I started drawing cars when I was 10 years old, and I remember how frustrating it was to not be able to draw cars exactly like I saw in the magazines. Being so young and having dreams crushed so easily doesn’t do much for building confidence and self esteem, but it did teach me a thing or two about hard work and determination.
All I knew is that I wanted to learn how to draw cars. Period. I was completely obsessed with it, thanks in large part to the automotive artwork of Duane Kuchar that I saw each month in the pages of Motor Trend magazine. He was a god to me – I greatly admired his artistic style and technique, which was very precise and clean while still being loose enough to be classified as art.
This was a time that was way before the internet (mid 1980’s), so his artwork was pretty much my sole influence. Even though my car drawing skills were laughable, I started trying to copy his style as best I could. I spent countless hours pouring over his automotive illustrations, learning about reflections and light, perspective, and trying to replicate those elements into my own drawings.

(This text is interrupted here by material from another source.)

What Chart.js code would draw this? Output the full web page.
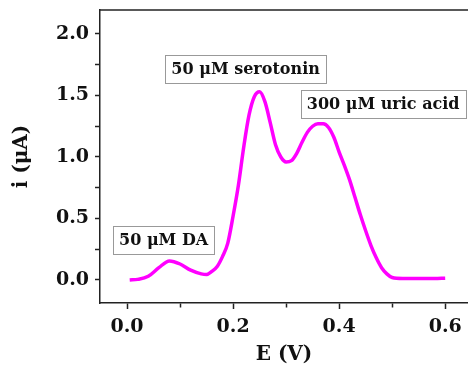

Without realizing it, I was learning like a sponge and developing my artistic skills. I still remember the realization I had two years later when I suddenly realized how much better I was at drawing – not just cars but all things in general. It was an exciting realization, and it gave me even more energy than I had before to keep going and pushing me towards life as a car designer.
The point of all this is that I succeeded by focusing on drawing cars – and not trying to focus on success itself. It’s a philosophy I still follow to this day and it may be perhaps the best piece of advice I can give to anyone who wants to learn how to draw cars. Don’t worry – just draw, and the results will naturally follow.